Exercise: Restate the full listing word for word and leave the pictures out.

-- Data shown start --

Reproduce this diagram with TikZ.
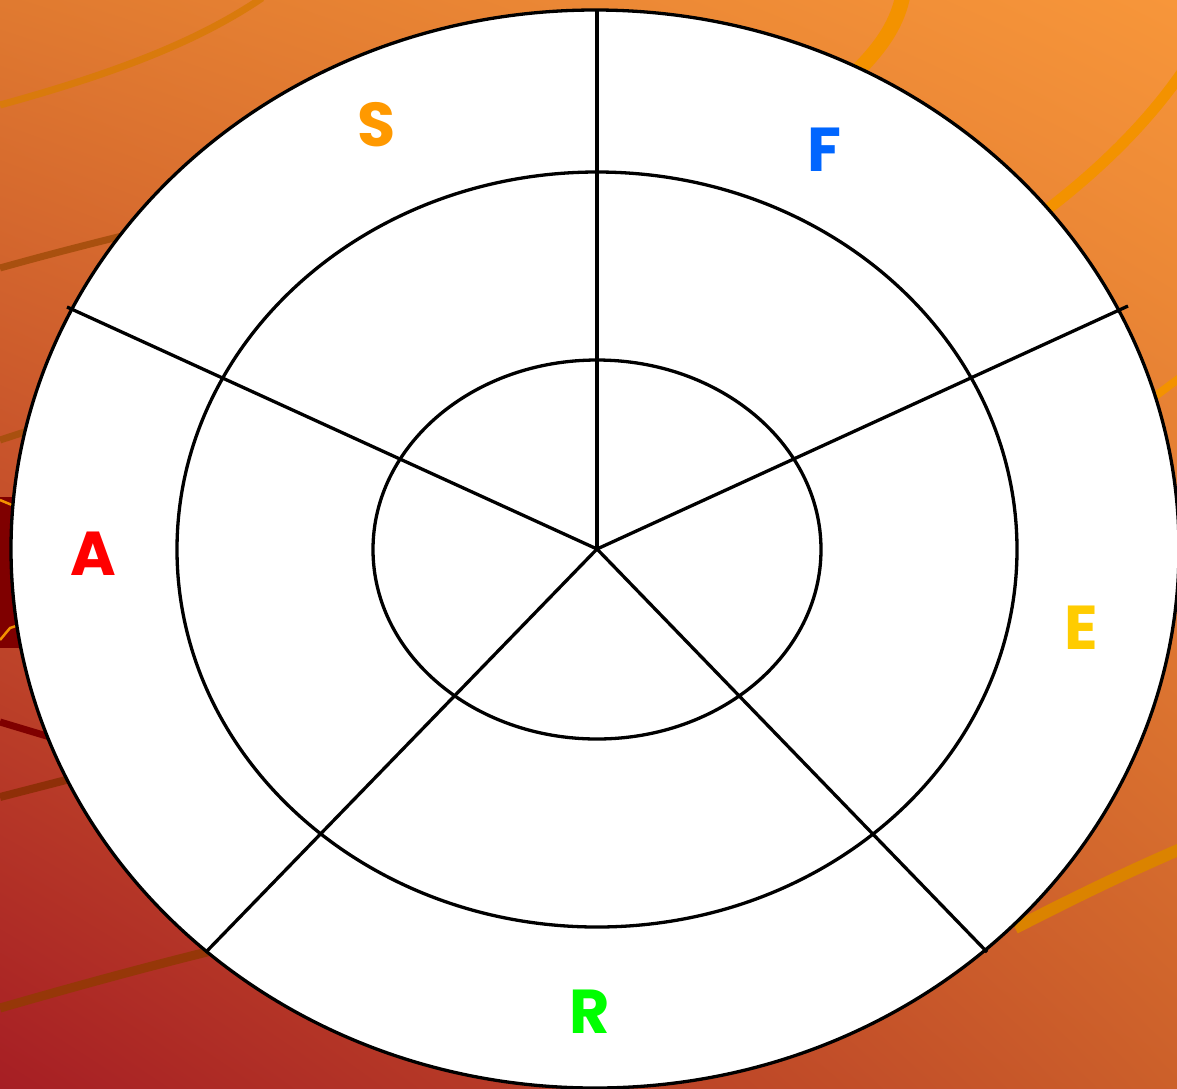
\documentclass[tikz,border=0pt]{standalone}
\usepackage{fontspec}
\setmainfont{Poppins}
\usetikzlibrary{shapes.geometric,shadings}
\definecolor{bgUL}{HTML}{E07A30}
\definecolor{bgUR}{HTML}{F7963A}
\definecolor{bgLL}{HTML}{A61E24}
\definecolor{bgLR}{HTML}{CC602A}
\definecolor{swA}{HTML}{F39200}
\definecolor{swB}{HTML}{D97A0C}
\definecolor{swC}{HTML}{A9500F}
\definecolor{swD}{HTML}{8F2F08}
\definecolor{swE}{HTML}{7F0000}
\definecolor{labS}{HTML}{FF9900}
\definecolor{labF}{HTML}{0066FF}
\definecolor{labA}{HTML}{FF0000}
\definecolor{labE}{HTML}{FFCC00}
\definecolor{labR}{HTML}{00FF00}
\tikzset{
  swoosh/.style={line width=#1, line cap=butt},
  ring/.style={draw=black, line width=3.3pt},
  spoke/.style={draw=black, line width=3.3pt},
  lab/.style={font=\fontsize{62}{62}\selectfont\bfseries, inner sep=0pt, anchor=center}
}
\begin{document}
\begin{tikzpicture}[x=1pt,y=-1pt]
\useasboundingbox (0,0) rectangle (1177,1088);
% background
\shade[upper left=bgUL, upper right=bgUR, lower left=bgLL, lower right=bgLR] (0,0) rectangle (1177,1088);
\begin{scope}
\clip (0,0) rectangle (1177,1088);
% swooshes
\draw[swoosh=7pt, swB] (0,105) .. controls (120,72) and (200,40) .. (262,-2);
\draw[swoosh=7pt, swC] (0,268) .. controls (50,254) and (90,244) .. (130,234);
\draw[swoosh=7pt, swC] (0,440) -- (40,427);
\fill[swE] (0,497) rectangle (30,648);
\draw[line width=2.5pt, swA] (0,500) -- (12,505);
\draw[line width=2.5pt, swA] (0,640) -- (10,628) -- (16,626);
\draw[line width=7pt, swE] (0,722) -- (50,737);
\draw[swoosh=8pt, swD] (0,797) -- (70,779);
\draw[swoosh=9pt, swD!90!swB] (0,1008) .. controls (80,985) and (150,966) .. (215,950);
\draw[swoosh=15pt, swA] (903,-5) .. controls (898,20) and (885,45) .. (850,78);
\draw[swoosh=11pt, swA] (1185,68) .. controls (1150,120) and (1100,170) .. (1040,215);
\draw[swoosh=8pt, swA] (1185,374) -- (1150,400);
\draw[swoosh=12pt, swA!90!black] (1185,847) .. controls (1120,875) and (1070,900) .. (1015,928);
\end{scope}
% chart
\coordinate (c) at (597,549);
\fill[white] (595,549) ellipse [x radius=584, y radius=539];
\coordinate (pT) at (597,10);
\coordinate (pUR) at (1128,306);
\coordinate (pUL) at (67,307);
\coordinate (pLR) at (987,952);
\coordinate (pLL) at (206,952);
\draw[spoke] (c) -- (pT);
\draw[spoke] (c) -- (pUR);
\draw[spoke] (c) -- (pUL);
\draw[spoke] (c) -- (pLR);
\draw[spoke] (c) -- (pLL);
\draw[ring] (597,549.5) ellipse [x radius=224, y radius=189.5];
\draw[ring] (597,549.5) ellipse [x radius=420, y radius=377.5];
\draw[ring] (595,549) ellipse [x radius=584, y radius=539];
% labels
\node[lab, text=labS] (lS) at (377,125) {S};
\node[lab, text=labF] (lF) at (824,150) {F};
\node[lab, text=labA] (lA) at (93,554) {A};
\node[lab, text=labE] (lE) at (1081,628) {E};
\node[lab, text=labR] (lR) at (590,1012) {R};
\end{tikzpicture}
\end{document}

-- Data shown end --

Task solution:
Reproduce this diagram with TikZ.
\documentclass[tikz,border=0pt]{standalone}
\usepackage{fontspec}
\setmainfont{Poppins}
\usetikzlibrary{shapes.geometric,shadings}
\definecolor{bgUL}{HTML}{E07A30}
\definecolor{bgUR}{HTML}{F7963A}
\definecolor{bgLL}{HTML}{A61E24}
\definecolor{bgLR}{HTML}{CC602A}
\definecolor{swA}{HTML}{F39200}
\definecolor{swB}{HTML}{D97A0C}
\definecolor{swC}{HTML}{A9500F}
\definecolor{swD}{HTML}{8F2F08}
\definecolor{swE}{HTML}{7F0000}
\definecolor{labS}{HTML}{FF9900}
\definecolor{labF}{HTML}{0066FF}
\definecolor{labA}{HTML}{FF0000}
\definecolor{labE}{HTML}{FFCC00}
\definecolor{labR}{HTML}{00FF00}
\tikzset{
  swoosh/.style={line width=#1, line cap=butt},
  ring/.style={draw=black, line width=3.3pt},
  spoke/.style={draw=black, line width=3.3pt},
  lab/.style={font=\fontsize{62}{62}\selectfont\bfseries, inner sep=0pt, anchor=center}
}
\begin{document}
\begin{tikzpicture}[x=1pt,y=-1pt]
\useasboundingbox (0,0) rectangle (1177,1088);
% background
\shade[upper left=bgUL, upper right=bgUR, lower left=bgLL, lower right=bgLR] (0,0) rectangle (1177,1088);
\begin{scope}
\clip (0,0) rectangle (1177,1088);
% swooshes
\draw[swoosh=7pt, swB] (0,105) .. controls (120,72) and (200,40) .. (262,-2);
\draw[swoosh=7pt, swC] (0,268) .. controls (50,254) and (90,244) .. (130,234);
\draw[swoosh=7pt, swC] (0,440) -- (40,427);
\fill[swE] (0,497) rectangle (30,648);
\draw[line width=2.5pt, swA] (0,500) -- (12,505);
\draw[line width=2.5pt, swA] (0,640) -- (10,628) -- (16,626);
\draw[line width=7pt, swE] (0,722) -- (50,737);
\draw[swoosh=8pt, swD] (0,797) -- (70,779);
\draw[swoosh=9pt, swD!90!swB] (0,1008) .. controls (80,985) and (150,966) .. (215,950);
\draw[swoosh=15pt, swA] (903,-5) .. controls (898,20) and (885,45) .. (850,78);
\draw[swoosh=11pt, swA] (1185,68) .. controls (1150,120) and (1100,170) .. (1040,215);
\draw[swoosh=8pt, swA] (1185,374) -- (1150,400);
\draw[swoosh=12pt, swA!90!black] (1185,847) .. controls (1120,875) and (1070,900) .. (1015,928);
\end{scope}
% chart
\coordinate (c) at (597,549);
\fill[white] (595,549) ellipse [x radius=584, y radius=539];
\coordinate (pT) at (597,10);
\coordinate (pUR) at (1128,306);
\coordinate (pUL) at (67,307);
\coordinate (pLR) at (987,952);
\coordinate (pLL) at (206,952);
\draw[spoke] (c) -- (pT);
\draw[spoke] (c) -- (pUR);
\draw[spoke] (c) -- (pUL);
\draw[spoke] (c) -- (pLR);
\draw[spoke] (c) -- (pLL);
\draw[ring] (597,549.5) ellipse [x radius=224, y radius=189.5];
\draw[ring] (597,549.5) ellipse [x radius=420, y radius=377.5];
\draw[ring] (595,549) ellipse [x radius=584, y radius=539];
% labels
\node[lab, text=labS] (lS) at (377,125) {S};
\node[lab, text=labF] (lF) at (824,150) {F};
\node[lab, text=labA] (lA) at (93,554) {A};
\node[lab, text=labE] (lE) at (1081,628) {E};
\node[lab, text=labR] (lR) at (590,1012) {R};
\end{tikzpicture}
\end{document}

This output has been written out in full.